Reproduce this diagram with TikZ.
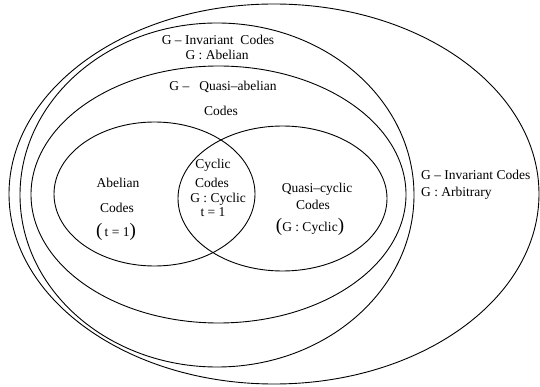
\documentclass[tikz,border=0pt]{standalone}
\usepackage{fontspec}
\setmainfont{Liberation Serif}
\usetikzlibrary{shapes.geometric}
\begin{document}
\begin{tikzpicture}[x=1pt,y=-1pt,
  setline/.style={draw=black, line width=0.9pt, ellipse, inner sep=0pt, minimum width=#1},
  lbl/.style={inner sep=0pt, font=\fontsize{13.5}{15}\selectfont}]
\useasboundingbox (0,0) rectangle (540,387);
% sets
\node[setline=530pt, minimum height=380pt] (arb) at (274,194) {};
\node[setline=394pt, minimum height=344pt] (abinv) at (217,195) {};
\node[setline=375pt, minimum height=257pt] (qab) at (218.5,194.5) {};
\node[setline=201pt, minimum height=144pt] (ab) at (154.5,194) {};
\node[setline=209pt, minimum height=145pt] (qc) at (282.5,198.5) {};
% labels
\node[lbl] (t1) at (218,40) {G\ –\ Invariant\ \ Codes};
\node[lbl] (t2) at (217,55) {G : Abelian};
\node[lbl] (t3) at (223,87) {G\ –\ \ \ Quasi–abelian};
\node[lbl] (t4) at (221,111) {Codes};
\node[lbl] (t5) at (118,183) {Abelian};
\node[lbl] (t6) at (117,208) {Codes};
\node[lbl] (t7) at (116,232) {{\fontsize{19}{19}\selectfont(}\,t = 1{\fontsize{19}{19}\selectfont)}};
\node[lbl] (t8) at (213,165) {Cyclic};
\node[lbl] (t9) at (212,183) {Codes};
\node[lbl] (t10) at (218,199) {G : Cyclic};
\node[lbl] (t11) at (213,212) {t = 1};
\node[lbl] (t12) at (317,189) {Quasi–cyclic};
\node[lbl] (t13) at (313,205) {Codes};
\node[lbl] (t14) at (310,227) {{\fontsize{19}{19}\selectfont(}G : Cyclic{\fontsize{19}{19}\selectfont)}};
\node[lbl, anchor=west] (t15) at (421,175) {G\ –\ Invariant\ Codes};
\node[lbl, anchor=west] (t16) at (421,193) {G : Arbitrary};
\end{tikzpicture}
\end{document}
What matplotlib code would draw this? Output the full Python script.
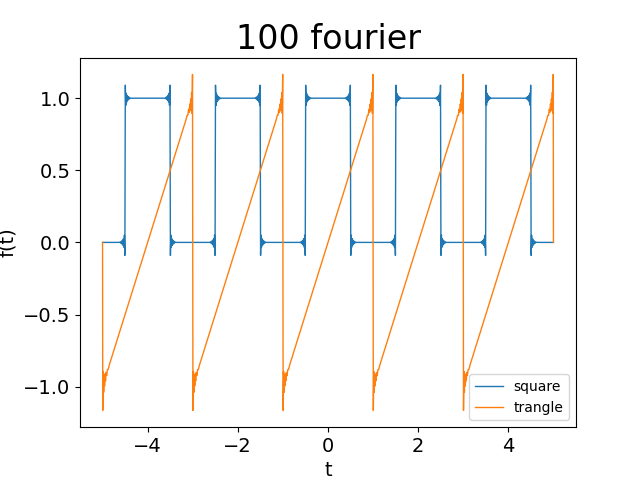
import matplotlib

matplotlib.use("Agg")

import matplotlib.pyplot as plt
import numpy as np

# values
t_start, t_end = -5.0, 5.0

# square wave: rising / falling edges and its two levels
square_rise = [-4.5, -2.5, -0.5, 1.5, 3.5]
square_fall = [-3.5, -1.5, 0.5, 2.5, 4.5]
square_low, square_high = 0.0, 1.0
# ringing next to each square edge (distance from edge, overshoot beyond level)
square_ring_dist = [0.005, 0.015, 0.025, 0.035, 0.045, 0.055, 0.066, 0.078, 0.092, 0.108, 0.125]
square_ring_dev = [0.09, -0.05, 0.034, -0.026, 0.02, -0.016, 0.012, -0.009, 0.006, -0.003, 0.0]

# sawtooth ("trangle"): jumps from +1 down to -1
saw_jumps = [-5.0, -3.0, -1.0, 1.0, 3.0, 5.0]
saw_low, saw_high = -1.0, 1.0
saw_mid = 0.0
# ringing next to each jump
saw_ring_dist = [0.005, 0.015, 0.025, 0.035, 0.045, 0.055, 0.066, 0.078, 0.092, 0.108, 0.125, 0.15]
saw_ring_dev = [0.17, -0.09, 0.065, -0.05, 0.04, -0.032, 0.026, -0.02, 0.015, -0.01, 0.006, 0.0]


def build_square():
    edges = sorted([(e, "up") for e in square_rise] + [(e, "down") for e in square_fall])
    ts = [t_start]
    ys = [square_low]
    for edge, kind in edges:
        before, after = (square_low, square_high) if kind == "up" else (square_high, square_low)
        sign_before = -1 if kind == "up" else 1
        for d, dev in zip(reversed(square_ring_dist), reversed(square_ring_dev)):
            ts.append(edge - d)
            ys.append(before + sign_before * dev)
        for d, dev in zip(square_ring_dist, square_ring_dev):
            ts.append(edge + d)
            ys.append(after - sign_before * dev)
    ts.append(t_end)
    ys.append(square_low)
    return np.array(ts), np.array(ys)


def build_saw():
    ts = []
    ys = []
    span = saw_high - saw_low
    for i, jump in enumerate(saw_jumps):
        if i > 0:
            # top end of the ramp, just before the jump
            for d, dev in zip(reversed(saw_ring_dist), reversed(saw_ring_dev)):
                ts.append(jump - d)
                ys.append(saw_high - d * span / 2 + dev)
        ts.append(jump)
        ys.append(saw_mid)
        if i < len(saw_jumps) - 1:
            for d, dev in zip(saw_ring_dist, saw_ring_dev):
                ts.append(jump + d)
                ys.append(saw_low + d * span / 2 - dev)
    return np.array(ts), np.array(ys)


sq_t, sq_y = build_square()
saw_t, saw_y = build_saw()

fig, ax = plt.subplots(figsize=(6.4, 4.8), dpi=100)
ax.plot(sq_t, sq_y, linewidth=1, label="square")
ax.plot(saw_t, saw_y, linewidth=1, label="trangle")
ax.set_title("100 fourier", fontsize=24)
ax.set_xlabel("t", fontsize=14)
ax.set_ylabel("f(t)", fontsize=14)
ax.tick_params(labelsize=14)
ax.legend(loc="lower right")
fig.savefig("out.png", dpi=100)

━━━━━━━━━━

Directions for this task:
All the material shown above is to be copied exactly, with no pictures carried over.

Answer to this problem:
Reproduce this diagram with TikZ.
\documentclass[tikz,border=0pt]{standalone}
\usepackage{fontspec}
\setmainfont{Liberation Serif}
\usetikzlibrary{shapes.geometric}
\begin{document}
\begin{tikzpicture}[x=1pt,y=-1pt,
  setline/.style={draw=black, line width=0.9pt, ellipse, inner sep=0pt, minimum width=#1},
  lbl/.style={inner sep=0pt, font=\fontsize{13.5}{15}\selectfont}]
\useasboundingbox (0,0) rectangle (540,387);
% sets
\node[setline=530pt, minimum height=380pt] (arb) at (274,194) {};
\node[setline=394pt, minimum height=344pt] (abinv) at (217,195) {};
\node[setline=375pt, minimum height=257pt] (qab) at (218.5,194.5) {};
\node[setline=201pt, minimum height=144pt] (ab) at (154.5,194) {};
\node[setline=209pt, minimum height=145pt] (qc) at (282.5,198.5) {};
% labels
\node[lbl] (t1) at (218,40) {G\ –\ Invariant\ \ Codes};
\node[lbl] (t2) at (217,55) {G : Abelian};
\node[lbl] (t3) at (223,87) {G\ –\ \ \ Quasi–abelian};
\node[lbl] (t4) at (221,111) {Codes};
\node[lbl] (t5) at (118,183) {Abelian};
\node[lbl] (t6) at (117,208) {Codes};
\node[lbl] (t7) at (116,232) {{\fontsize{19}{19}\selectfont(}\,t = 1{\fontsize{19}{19}\selectfont)}};
\node[lbl] (t8) at (213,165) {Cyclic};
\node[lbl] (t9) at (212,183) {Codes};
\node[lbl] (t10) at (218,199) {G : Cyclic};
\node[lbl] (t11) at (213,212) {t = 1};
\node[lbl] (t12) at (317,189) {Quasi–cyclic};
\node[lbl] (t13) at (313,205) {Codes};
\node[lbl] (t14) at (310,227) {{\fontsize{19}{19}\selectfont(}G : Cyclic{\fontsize{19}{19}\selectfont)}};
\node[lbl, anchor=west] (t15) at (421,175) {G\ –\ Invariant\ Codes};
\node[lbl, anchor=west] (t16) at (421,193) {G : Arbitrary};
\end{tikzpicture}
\end{document}
What matplotlib code would draw this? Output the full Python script.
import matplotlib

matplotlib.use("Agg")

import matplotlib.pyplot as plt
import numpy as np

# values
t_start, t_end = -5.0, 5.0

# square wave: rising / falling edges and its two levels
square_rise = [-4.5, -2.5, -0.5, 1.5, 3.5]
square_fall = [-3.5, -1.5, 0.5, 2.5, 4.5]
square_low, square_high = 0.0, 1.0
# ringing next to each square edge (distance from edge, overshoot beyond level)
square_ring_dist = [0.005, 0.015, 0.025, 0.035, 0.045, 0.055, 0.066, 0.078, 0.092, 0.108, 0.125]
square_ring_dev = [0.09, -0.05, 0.034, -0.026, 0.02, -0.016, 0.012, -0.009, 0.006, -0.003, 0.0]

# sawtooth ("trangle"): jumps from +1 down to -1
saw_jumps = [-5.0, -3.0, -1.0, 1.0, 3.0, 5.0]
saw_low, saw_high = -1.0, 1.0
saw_mid = 0.0
# ringing next to each jump
saw_ring_dist = [0.005, 0.015, 0.025, 0.035, 0.045, 0.055, 0.066, 0.078, 0.092, 0.108, 0.125, 0.15]
saw_ring_dev = [0.17, -0.09, 0.065, -0.05, 0.04, -0.032, 0.026, -0.02, 0.015, -0.01, 0.006, 0.0]


def build_square():
    edges = sorted([(e, "up") for e in square_rise] + [(e, "down") for e in square_fall])
    ts = [t_start]
    ys = [square_low]
    for edge, kind in edges:
        before, after = (square_low, square_high) if kind == "up" else (square_high, square_low)
        sign_before = -1 if kind == "up" else 1
        for d, dev in zip(reversed(square_ring_dist), reversed(square_ring_dev)):
            ts.append(edge - d)
            ys.append(before + sign_before * dev)
        for d, dev in zip(square_ring_dist, square_ring_dev):
            ts.append(edge + d)
            ys.append(after - sign_before * dev)
    ts.append(t_end)
    ys.append(square_low)
    return np.array(ts), np.array(ys)


def build_saw():
    ts = []
    ys = []
    span = saw_high - saw_low
    for i, jump in enumerate(saw_jumps):
        if i > 0:
            # top end of the ramp, just before the jump
            for d, dev in zip(reversed(saw_ring_dist), reversed(saw_ring_dev)):
                ts.append(jump - d)
                ys.append(saw_high - d * span / 2 + dev)
        ts.append(jump)
        ys.append(saw_mid)
        if i < len(saw_jumps) - 1:
            for d, dev in zip(saw_ring_dist, saw_ring_dev):
                ts.append(jump + d)
                ys.append(saw_low + d * span / 2 - dev)
    return np.array(ts), np.array(ys)


sq_t, sq_y = build_square()
saw_t, saw_y = build_saw()

fig, ax = plt.subplots(figsize=(6.4, 4.8), dpi=100)
ax.plot(sq_t, sq_y, linewidth=1, label="square")
ax.plot(saw_t, saw_y, linewidth=1, label="trangle")
ax.set_title("100 fourier", fontsize=24)
ax.set_xlabel("t", fontsize=14)
ax.set_ylabel("f(t)", fontsize=14)
ax.tick_params(labelsize=14)
ax.legend(loc="lower right")
fig.savefig("out.png", dpi=100)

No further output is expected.